Still, Lynn is skeptical that pulling out of the legal marriage system is the answer. Instead, he said, the federal government should separate the religious and civil components of marriage. The state would recognize all unions, and churches could have the freedom to allow or bar certain types of marriage ceremonies.

That’s a solution Douglas Laycock, a professor at the University of Michigan, has been advocating for years. For generations in the United States, the government required little more than a public notice of marriage in order to recognize a union between two people. By the 1920s, certain states required that couples apply for marriage licenses as part of an effort to prevent biracial unions. Modern marriage blends civil and religious obligations.

“As long as we had a relative consensus about what marriage meant, it didn’t cause significant problems,” Laycock said. “We don’t have that consensus anymore.”

A federally-imposed split of civil and religious marriage could be within reach if more people, like Cobin, backed away from the state’s policies, he said. Couples could choose to be married in a church for religious acknowledgement of their union, in a civil hall for legal acknowledgement of their union, or both. That’s how it works in most of the developed world, he said.

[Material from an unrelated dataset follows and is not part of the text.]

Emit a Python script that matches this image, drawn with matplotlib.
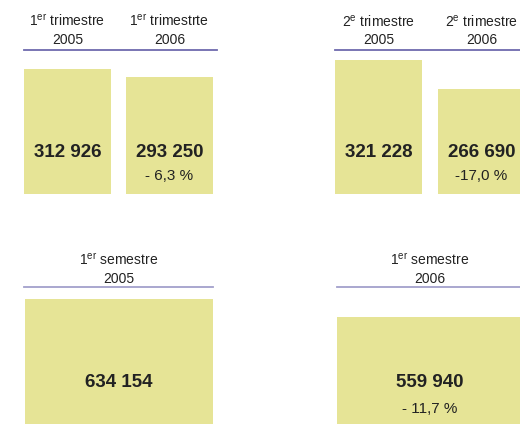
import matplotlib
matplotlib.use("Agg")
import matplotlib.pyplot as plt
import matplotlib.transforms as mtransforms

plt.rcParams['font.family'] = ['Liberation Sans', 'DejaVu Sans']
plt.rcParams['mathtext.fontset'] = 'custom'
plt.rcParams['mathtext.rm'] = 'Liberation Sans'

# donnees
entetes_t1 = ["1$^{\\mathrm{er}}$ trimestre\n2005", "1$^{\\mathrm{er}}$ trimestrte\n2006"]
valeurs_t1 = [312926, 293250]
pct_t1 = ["", "- 6,3 %"]

entetes_t2 = ["2$^{\\mathrm{e}}$ trimestre\n2005", "2$^{\\mathrm{e}}$ trimestre\n2006"]
valeurs_t2 = [321228, 266690]
pct_t2 = ["", "-17,0 %"]

entetes_s1 = ["1$^{\\mathrm{er}}$ semestre\n2005"]
valeurs_s1 = [634154]
pct_s1 = [""]

entetes_s2 = ["1$^{\\mathrm{er}}$ semestre\n2006"]
valeurs_s2 = [559940]
pct_s2 = ["- 11,7 %"]

JAUNE = "#e6e496"
TEXTE = "#222222"
W, H = 520, 424

fig = plt.figure(figsize=(5.2, 4.24), dpi=100)


def panneau(px, entetes, valeurs, pcts, largeur, xlim, ylim, couleur_ligne,
            y_val, y_pct, off2, off1):
    g, d, h, b = px
    ax = fig.add_axes([g / W, 1 - b / H, (d - g) / W, (b - h) / H])
    xs = list(range(len(valeurs)))
    ax.bar(xs, valeurs, width=largeur, color=JAUNE)
    ax.set_xlim(*xlim)
    ax.set_ylim(*ylim)
    for s in ["left", "right", "bottom"]:
        ax.spines[s].set_visible(False)
    ax.spines["top"].set_color(couleur_ligne)
    ax.spines["top"].set_linewidth(1.3)
    ax.set_xticks([])
    ax.set_yticks([])
    ax.patch.set_visible(False)
    tr = mtransforms.blended_transform_factory(ax.transData, ax.transAxes)
    for x, e, v, p in zip(xs, entetes, valeurs, pcts):
        l1, l2 = e.split("\n")
        ax.annotate(l1, xy=(x, 1), xycoords=tr, xytext=(0, off1),
                    textcoords="offset pixels", ha="center", va="baseline",
                    fontsize=10, color=TEXTE, annotation_clip=False)
        ax.annotate(l2, xy=(x, 1), xycoords=tr, xytext=(0, off2),
                    textcoords="offset pixels", ha="center", va="baseline",
                    fontsize=10, color=TEXTE, annotation_clip=False)
        ax.text(x, y_val, f"{v:,}".replace(",", " "), transform=tr,
                ha="center", va="baseline", fontsize=13.5, fontweight="bold",
                color=TEXTE)
        if p:
            ax.text(x, y_pct, p, transform=tr, ha="center", va="baseline",
                    fontsize=11, color=TEXTE)
    return ax


panneau((24, 217, 50, 194), entetes_t1, valeurs_t1, pct_t1, 0.853,
        (-0.4265, 1.466), (0, 360500), "#6e6aae", 0.257, 0.097, 6, 23.5)
panneau((335, 520, 50, 194), entetes_t2, valeurs_t2, pct_t2, 0.845,
        (-0.4225, 1.374), (69180, 339857), "#6e6aae", 0.257, 0.097, 6, 23.5)
panneau((24, 213, 287, 424), entetes_s1, valeurs_s1, pct_s1, 1.0,
        (-0.505, 0.5), (0, 695030), "#a3a0cc", 0.270, 0.080, 4, 22)
panneau((337, 520, 287, 424), entetes_s2, valeurs_s2, pct_s2, 1.0,
        (-0.5, 0.484), (0, 716930), "#a3a0cc", 0.270, 0.080, 4, 22)

fig.savefig("out.png", dpi=100)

The problem in the United States is that most activists in the debate are pressing for a federal definition of marriage. They won’t settle for a separation of church and state, Laycock said. “It still sounds so strange to most folks that no politician wants to touch it,” he said.

Gallagher, the anti-gay marriage activist, called the idea “silly.”

“All the options, assuming failure to defend marriage in the public square, are deeply second-best alternatives,” she said.

To Christopher Hansen, the state’s involvement in marriage at any level isn’t ideal. “Marriage is about me, my wife and God, not me, my wife and the government,” he said. “I don’t like that ménage a trois.”